Girls at Gloriavale are taught domestic chores as part of the curriculum.
Politicians seek probe into sect’s teachings.
Politicians will demand answers from education bosses over what secretive Gloriavale school is teaching girls - besides how to expertly wash men's clothes.
The Education Review Office will be hauled before the Education and Science Select Committee this month to explain why the extreme fundamentalist school is allowed to stop education early and steer all pupils towards life in the community on the South Island's West Coast.
Green MP Catherine Delahunty, who has requested the briefing, and Labour MP Chris Hipkins, hope it will be the forerunner to a Parliamentary probe into the isolated sect's school.
Delahunty is concerned that the school's narrow curriculum, believed to be based on an American fundamentalist Christian course, prevents pupils, especially girls, from going on to tertiary study.
She understood the highest level of secondary learning was NCEA level 1, and there was a strict divide of subjects girls and boys could study to steer them for working inside the compound.
She is questioning how the ERO, which recently gave Gloriavale a pass mark, could rubber-stamp a school that appeared to be in breach of human rights legislation.
In the latest review, ERO found little fault with the school, saying the tuition standard was suitable for teaching its curriculum.
It noted students at the 161-pupil school achieved well in reading and mathematics.
"Almost all students in the senior school achieved qualifications on the national qualifications framework.
"Older students successfully transition into the working life of the community," it said.
But Delahunty is concerned this equates to females being forced into a life of domestic servitude.
"I absolutely respect practical education but I know there will be students who have a hunger for academic learning and don't want to spend their lives ironing and having babies.
"When you see women with eight to 10 babies from an early age you wonder whether they have that choice."
Delahunty was concerned the ERO was not asking Gloriavale leaders hard questions about the rights of children when it came to tertiary education options.
"The report says they are prepared for some type of transition to work but from my observations, work means girls having babies at a very young age and boys work on the farm.
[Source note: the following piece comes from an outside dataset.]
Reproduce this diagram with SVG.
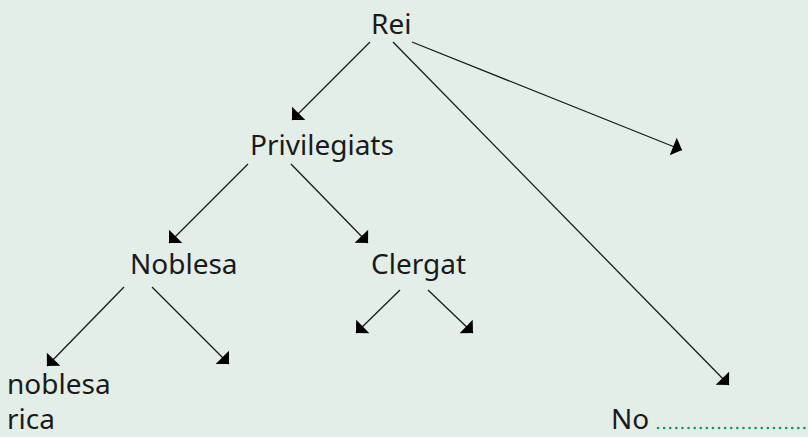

It may be that some young women may want to have babies and devote themselves to housework, but having an education gives choice and not all young women want to do that."
Image 1 of 5: Scenes from Gloriavale Community on the West Coast of the South Island. Photo / Cameron McLaren
Hipkins, Labour's education spokesman, also thinks an investigation is warranted. "This isn't the 1950s. Girls have the same right to a well-rounded education as their male counterparts."
National MP and committee chair Dr Jian Yang declined to comment, saying it was not appropriate for him to pre-empt the committee's options on the school.
ERO's deputy chief review officer Graham Randell said the review, conducted this year, confirmed the school met the criteria for registration as a private school, as set out in the Education Act.
Since that review there had been no further inquiries.
Randell said when it came to private schools the Education Review Office operated under specific provisions of the Education Act and reviews of private schools were limited in scope and reporting.
Gloriavale Community spokesman Fervent Stedfast declined to comment to the Herald on Sunday.
The secretive Gloriavale community was founded by Neville Cooper (also known as Hopeful Christian) in the 1960s.
It has been embroiled in controversy since the 1990s, when Cooper was jailed for five years on a raft of sex offences.
Gloriavale was in the news in recent months, amid claims of brain washing and child and sex abuse. Police set up a free phone number after appealing for any information from members or former members of the sect.